* _Problem statement_:
Below is some material; set it all down exactly, apart from the pictures.

* _Data section_:
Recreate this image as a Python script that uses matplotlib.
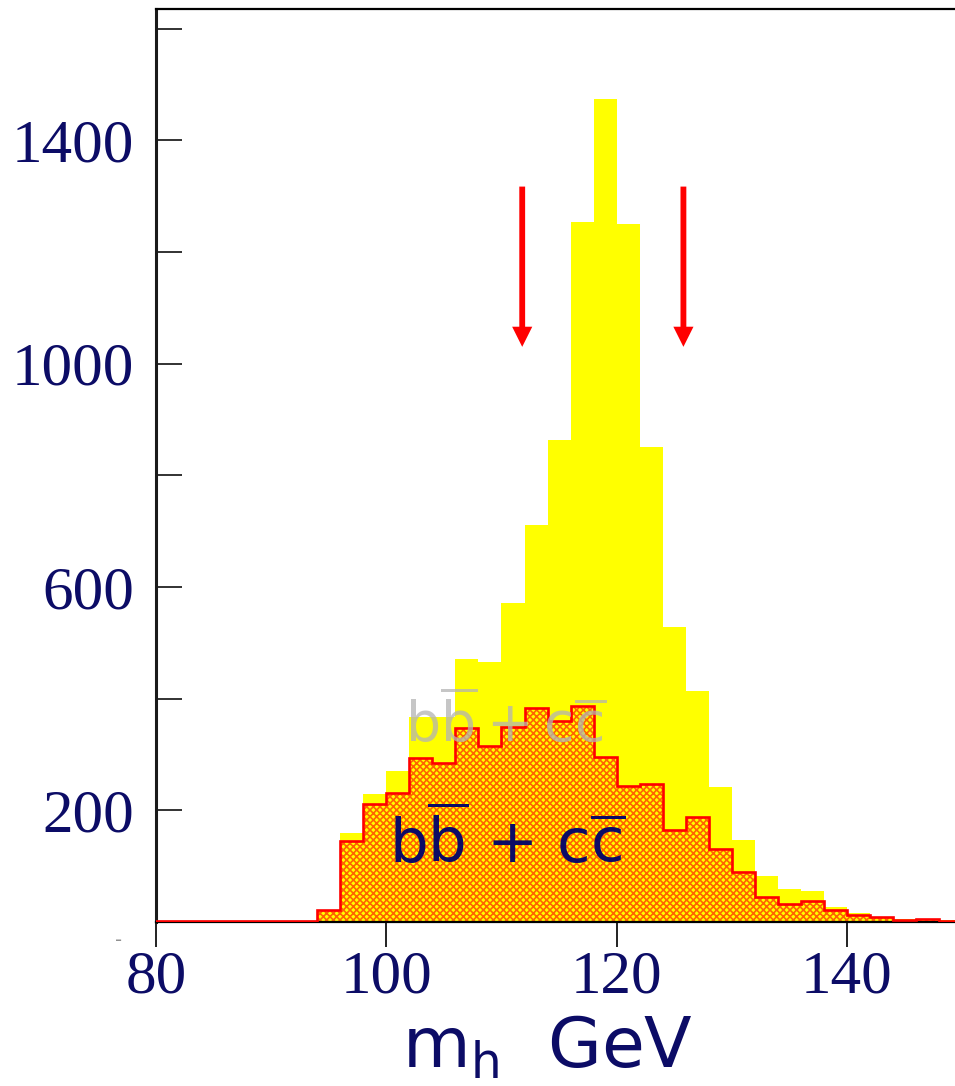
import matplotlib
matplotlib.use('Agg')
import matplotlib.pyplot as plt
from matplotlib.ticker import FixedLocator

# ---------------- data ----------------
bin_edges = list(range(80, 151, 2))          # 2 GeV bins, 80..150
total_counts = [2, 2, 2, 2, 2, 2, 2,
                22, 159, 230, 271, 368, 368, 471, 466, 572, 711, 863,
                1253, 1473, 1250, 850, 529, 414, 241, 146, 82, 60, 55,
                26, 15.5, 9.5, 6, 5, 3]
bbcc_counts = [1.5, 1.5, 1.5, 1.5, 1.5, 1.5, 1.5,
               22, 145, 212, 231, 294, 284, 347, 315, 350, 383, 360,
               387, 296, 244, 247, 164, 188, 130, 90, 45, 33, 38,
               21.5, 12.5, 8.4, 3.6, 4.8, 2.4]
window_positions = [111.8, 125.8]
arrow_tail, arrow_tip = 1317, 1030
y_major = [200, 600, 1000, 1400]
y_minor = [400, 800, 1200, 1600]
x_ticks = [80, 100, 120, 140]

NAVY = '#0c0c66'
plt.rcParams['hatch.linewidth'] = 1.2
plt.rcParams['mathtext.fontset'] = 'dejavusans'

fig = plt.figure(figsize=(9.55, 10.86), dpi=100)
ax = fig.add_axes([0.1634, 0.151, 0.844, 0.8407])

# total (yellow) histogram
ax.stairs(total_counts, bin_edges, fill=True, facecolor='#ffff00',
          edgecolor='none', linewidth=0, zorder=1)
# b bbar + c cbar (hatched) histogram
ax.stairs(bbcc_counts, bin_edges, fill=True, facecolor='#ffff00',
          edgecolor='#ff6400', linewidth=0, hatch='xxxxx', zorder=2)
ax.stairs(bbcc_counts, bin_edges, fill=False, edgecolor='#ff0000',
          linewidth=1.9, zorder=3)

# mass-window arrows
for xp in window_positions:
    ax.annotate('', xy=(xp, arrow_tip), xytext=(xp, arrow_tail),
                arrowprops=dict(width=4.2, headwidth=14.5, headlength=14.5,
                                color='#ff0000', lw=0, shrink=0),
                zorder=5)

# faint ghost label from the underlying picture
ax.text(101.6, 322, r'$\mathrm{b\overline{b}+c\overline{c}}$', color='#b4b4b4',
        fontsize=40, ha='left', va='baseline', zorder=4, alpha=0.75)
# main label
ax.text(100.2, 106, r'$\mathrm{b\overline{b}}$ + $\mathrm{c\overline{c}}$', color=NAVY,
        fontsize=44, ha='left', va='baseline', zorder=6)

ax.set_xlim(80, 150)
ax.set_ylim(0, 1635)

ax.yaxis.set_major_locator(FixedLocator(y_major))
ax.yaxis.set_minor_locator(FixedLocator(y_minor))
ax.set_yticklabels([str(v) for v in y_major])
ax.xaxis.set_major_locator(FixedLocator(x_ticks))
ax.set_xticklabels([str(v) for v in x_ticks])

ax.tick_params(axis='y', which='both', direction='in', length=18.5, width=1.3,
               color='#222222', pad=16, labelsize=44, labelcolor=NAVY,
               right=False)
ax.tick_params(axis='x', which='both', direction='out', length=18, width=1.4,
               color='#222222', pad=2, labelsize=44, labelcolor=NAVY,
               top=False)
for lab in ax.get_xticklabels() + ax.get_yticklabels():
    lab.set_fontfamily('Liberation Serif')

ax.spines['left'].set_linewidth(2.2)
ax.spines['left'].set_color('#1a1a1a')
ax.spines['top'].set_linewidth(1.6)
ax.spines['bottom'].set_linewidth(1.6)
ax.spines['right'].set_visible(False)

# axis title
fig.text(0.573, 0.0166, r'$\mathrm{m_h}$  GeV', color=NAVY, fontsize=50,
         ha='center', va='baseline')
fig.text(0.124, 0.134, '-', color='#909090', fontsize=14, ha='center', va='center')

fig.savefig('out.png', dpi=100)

* _Completed exercise_:
Recreate this image as a Python script that uses matplotlib.
import matplotlib
matplotlib.use('Agg')
import matplotlib.pyplot as plt
from matplotlib.ticker import FixedLocator

# ---------------- data ----------------
bin_edges = list(range(80, 151, 2))          # 2 GeV bins, 80..150
total_counts = [2, 2, 2, 2, 2, 2, 2,
                22, 159, 230, 271, 368, 368, 471, 466, 572, 711, 863,
                1253, 1473, 1250, 850, 529, 414, 241, 146, 82, 60, 55,
                26, 15.5, 9.5, 6, 5, 3]
bbcc_counts = [1.5, 1.5, 1.5, 1.5, 1.5, 1.5, 1.5,
               22, 145, 212, 231, 294, 284, 347, 315, 350, 383, 360,
               387, 296, 244, 247, 164, 188, 130, 90, 45, 33, 38,
               21.5, 12.5, 8.4, 3.6, 4.8, 2.4]
window_positions = [111.8, 125.8]
arrow_tail, arrow_tip = 1317, 1030
y_major = [200, 600, 1000, 1400]
y_minor = [400, 800, 1200, 1600]
x_ticks = [80, 100, 120, 140]

NAVY = '#0c0c66'
plt.rcParams['hatch.linewidth'] = 1.2
plt.rcParams['mathtext.fontset'] = 'dejavusans'

fig = plt.figure(figsize=(9.55, 10.86), dpi=100)
ax = fig.add_axes([0.1634, 0.151, 0.844, 0.8407])

# total (yellow) histogram
ax.stairs(total_counts, bin_edges, fill=True, facecolor='#ffff00',
          edgecolor='none', linewidth=0, zorder=1)
# b bbar + c cbar (hatched) histogram
ax.stairs(bbcc_counts, bin_edges, fill=True, facecolor='#ffff00',
          edgecolor='#ff6400', linewidth=0, hatch='xxxxx', zorder=2)
ax.stairs(bbcc_counts, bin_edges, fill=False, edgecolor='#ff0000',
          linewidth=1.9, zorder=3)

# mass-window arrows
for xp in window_positions:
    ax.annotate('', xy=(xp, arrow_tip), xytext=(xp, arrow_tail),
                arrowprops=dict(width=4.2, headwidth=14.5, headlength=14.5,
                                color='#ff0000', lw=0, shrink=0),
                zorder=5)

# faint ghost label from the underlying picture
ax.text(101.6, 322, r'$\mathrm{b\overline{b}+c\overline{c}}$', color='#b4b4b4',
        fontsize=40, ha='left', va='baseline', zorder=4, alpha=0.75)
# main label
ax.text(100.2, 106, r'$\mathrm{b\overline{b}}$ + $\mathrm{c\overline{c}}$', color=NAVY,
        fontsize=44, ha='left', va='baseline', zorder=6)

ax.set_xlim(80, 150)
ax.set_ylim(0, 1635)

ax.yaxis.set_major_locator(FixedLocator(y_major))
ax.yaxis.set_minor_locator(FixedLocator(y_minor))
ax.set_yticklabels([str(v) for v in y_major])
ax.xaxis.set_major_locator(FixedLocator(x_ticks))
ax.set_xticklabels([str(v) for v in x_ticks])

ax.tick_params(axis='y', which='both', direction='in', length=18.5, width=1.3,
               color='#222222', pad=16, labelsize=44, labelcolor=NAVY,
               right=False)
ax.tick_params(axis='x', which='both', direction='out', length=18, width=1.4,
               color='#222222', pad=2, labelsize=44, labelcolor=NAVY,
               top=False)
for lab in ax.get_xticklabels() + ax.get_yticklabels():
    lab.set_fontfamily('Liberation Serif')

ax.spines['left'].set_linewidth(2.2)
ax.spines['left'].set_color('#1a1a1a')
ax.spines['top'].set_linewidth(1.6)
ax.spines['bottom'].set_linewidth(1.6)
ax.spines['right'].set_visible(False)

# axis title
fig.text(0.573, 0.0166, r'$\mathrm{m_h}$  GeV', color=NAVY, fontsize=50,
         ha='center', va='baseline')
fig.text(0.124, 0.134, '-', color='#909090', fontsize=14, ha='center', va='center')

fig.savefig('out.png', dpi=100)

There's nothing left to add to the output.